== Source material ==
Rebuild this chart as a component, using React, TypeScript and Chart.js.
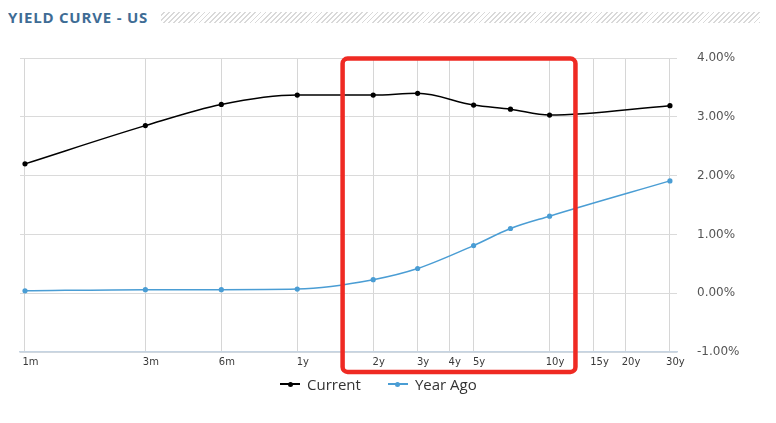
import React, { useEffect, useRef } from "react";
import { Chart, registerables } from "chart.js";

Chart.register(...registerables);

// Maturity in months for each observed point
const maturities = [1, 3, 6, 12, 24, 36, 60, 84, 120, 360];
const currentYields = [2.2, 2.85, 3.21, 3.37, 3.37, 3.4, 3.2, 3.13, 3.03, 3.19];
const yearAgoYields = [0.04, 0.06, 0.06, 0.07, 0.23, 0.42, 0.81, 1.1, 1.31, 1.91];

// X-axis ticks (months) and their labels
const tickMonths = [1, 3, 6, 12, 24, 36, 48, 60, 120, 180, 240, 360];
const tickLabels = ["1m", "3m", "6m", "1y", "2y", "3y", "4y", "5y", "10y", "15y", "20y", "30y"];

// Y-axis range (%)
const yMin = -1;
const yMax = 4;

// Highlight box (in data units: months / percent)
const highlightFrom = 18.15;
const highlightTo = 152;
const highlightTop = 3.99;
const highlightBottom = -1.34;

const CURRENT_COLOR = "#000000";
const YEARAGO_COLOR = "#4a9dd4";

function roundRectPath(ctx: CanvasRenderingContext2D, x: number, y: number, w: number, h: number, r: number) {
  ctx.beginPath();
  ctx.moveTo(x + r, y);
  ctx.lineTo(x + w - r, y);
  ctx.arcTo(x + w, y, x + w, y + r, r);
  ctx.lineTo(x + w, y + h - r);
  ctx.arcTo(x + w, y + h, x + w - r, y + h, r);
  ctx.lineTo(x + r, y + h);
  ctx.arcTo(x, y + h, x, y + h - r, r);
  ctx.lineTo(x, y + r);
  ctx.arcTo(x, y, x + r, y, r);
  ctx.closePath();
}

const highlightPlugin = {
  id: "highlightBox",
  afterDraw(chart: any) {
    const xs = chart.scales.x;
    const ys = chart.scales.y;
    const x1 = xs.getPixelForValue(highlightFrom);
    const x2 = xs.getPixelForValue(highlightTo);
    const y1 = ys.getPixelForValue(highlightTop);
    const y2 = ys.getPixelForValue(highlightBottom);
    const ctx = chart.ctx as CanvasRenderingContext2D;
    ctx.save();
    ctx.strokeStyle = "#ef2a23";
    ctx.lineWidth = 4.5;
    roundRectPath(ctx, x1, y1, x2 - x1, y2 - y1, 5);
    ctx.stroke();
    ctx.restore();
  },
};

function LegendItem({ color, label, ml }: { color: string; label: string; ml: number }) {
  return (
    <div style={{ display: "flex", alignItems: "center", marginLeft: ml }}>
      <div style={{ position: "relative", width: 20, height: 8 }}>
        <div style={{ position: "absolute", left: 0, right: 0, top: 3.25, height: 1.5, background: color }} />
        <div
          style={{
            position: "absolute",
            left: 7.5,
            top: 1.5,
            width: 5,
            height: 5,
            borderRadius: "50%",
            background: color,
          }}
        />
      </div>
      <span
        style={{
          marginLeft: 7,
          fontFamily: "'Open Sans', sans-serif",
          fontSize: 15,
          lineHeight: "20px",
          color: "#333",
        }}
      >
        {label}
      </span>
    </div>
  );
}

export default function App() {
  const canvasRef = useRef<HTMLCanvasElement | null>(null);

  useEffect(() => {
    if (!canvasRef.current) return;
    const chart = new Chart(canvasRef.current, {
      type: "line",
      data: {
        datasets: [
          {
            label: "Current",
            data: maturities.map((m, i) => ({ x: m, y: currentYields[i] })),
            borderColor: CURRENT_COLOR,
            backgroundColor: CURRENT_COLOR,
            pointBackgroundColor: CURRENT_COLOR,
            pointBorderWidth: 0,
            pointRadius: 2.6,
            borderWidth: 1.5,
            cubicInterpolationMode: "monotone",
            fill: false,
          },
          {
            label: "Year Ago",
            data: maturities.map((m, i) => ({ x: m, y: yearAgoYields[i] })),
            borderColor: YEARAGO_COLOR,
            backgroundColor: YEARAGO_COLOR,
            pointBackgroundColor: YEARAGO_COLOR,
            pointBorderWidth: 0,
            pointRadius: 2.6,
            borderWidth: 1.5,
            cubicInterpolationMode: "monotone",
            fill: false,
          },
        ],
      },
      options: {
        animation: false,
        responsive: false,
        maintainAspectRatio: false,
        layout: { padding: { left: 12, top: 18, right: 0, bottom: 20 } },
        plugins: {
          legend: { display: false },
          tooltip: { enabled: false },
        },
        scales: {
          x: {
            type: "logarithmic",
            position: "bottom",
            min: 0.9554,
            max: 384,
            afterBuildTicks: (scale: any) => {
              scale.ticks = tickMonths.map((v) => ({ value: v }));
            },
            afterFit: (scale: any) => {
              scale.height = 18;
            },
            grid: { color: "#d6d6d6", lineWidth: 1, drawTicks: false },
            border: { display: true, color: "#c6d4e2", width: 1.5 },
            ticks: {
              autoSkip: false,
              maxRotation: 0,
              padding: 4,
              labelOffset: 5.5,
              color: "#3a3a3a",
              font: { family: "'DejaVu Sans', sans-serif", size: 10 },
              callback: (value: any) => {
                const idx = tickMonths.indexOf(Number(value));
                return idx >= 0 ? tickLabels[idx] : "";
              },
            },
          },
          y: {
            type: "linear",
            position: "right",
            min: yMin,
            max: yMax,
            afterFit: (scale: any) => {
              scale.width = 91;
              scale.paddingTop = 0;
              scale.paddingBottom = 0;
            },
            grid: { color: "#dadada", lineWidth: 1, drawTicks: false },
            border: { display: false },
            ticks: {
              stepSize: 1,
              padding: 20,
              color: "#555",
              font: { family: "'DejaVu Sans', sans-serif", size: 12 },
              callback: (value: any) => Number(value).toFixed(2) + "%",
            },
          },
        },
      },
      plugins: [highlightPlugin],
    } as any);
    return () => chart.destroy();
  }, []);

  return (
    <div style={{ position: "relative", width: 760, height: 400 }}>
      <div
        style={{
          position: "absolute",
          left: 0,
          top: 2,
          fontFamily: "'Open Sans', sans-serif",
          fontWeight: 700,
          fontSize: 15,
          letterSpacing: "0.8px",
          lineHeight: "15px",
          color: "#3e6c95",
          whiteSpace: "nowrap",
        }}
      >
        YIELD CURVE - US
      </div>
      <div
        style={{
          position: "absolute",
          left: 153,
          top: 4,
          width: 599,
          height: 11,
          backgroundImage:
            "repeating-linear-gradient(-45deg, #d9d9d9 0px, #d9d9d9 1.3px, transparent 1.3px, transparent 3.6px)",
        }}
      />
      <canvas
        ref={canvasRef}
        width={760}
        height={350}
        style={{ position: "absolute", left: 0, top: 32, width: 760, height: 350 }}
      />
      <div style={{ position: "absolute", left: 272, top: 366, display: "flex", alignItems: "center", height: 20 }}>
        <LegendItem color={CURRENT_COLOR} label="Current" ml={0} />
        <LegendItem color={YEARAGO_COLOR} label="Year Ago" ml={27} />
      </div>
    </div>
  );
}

== Your goal ==
Without the pictures, please reproduce each line of the listing above exactly, from the first one through the line bearing "Chart.register(...registerables);".

== Reply ==
Rebuild this chart as a component, using React, TypeScript and Chart.js.
import React, { useEffect, useRef } from "react";
import { Chart, registerables } from "chart.js";

Chart.register(...registerables);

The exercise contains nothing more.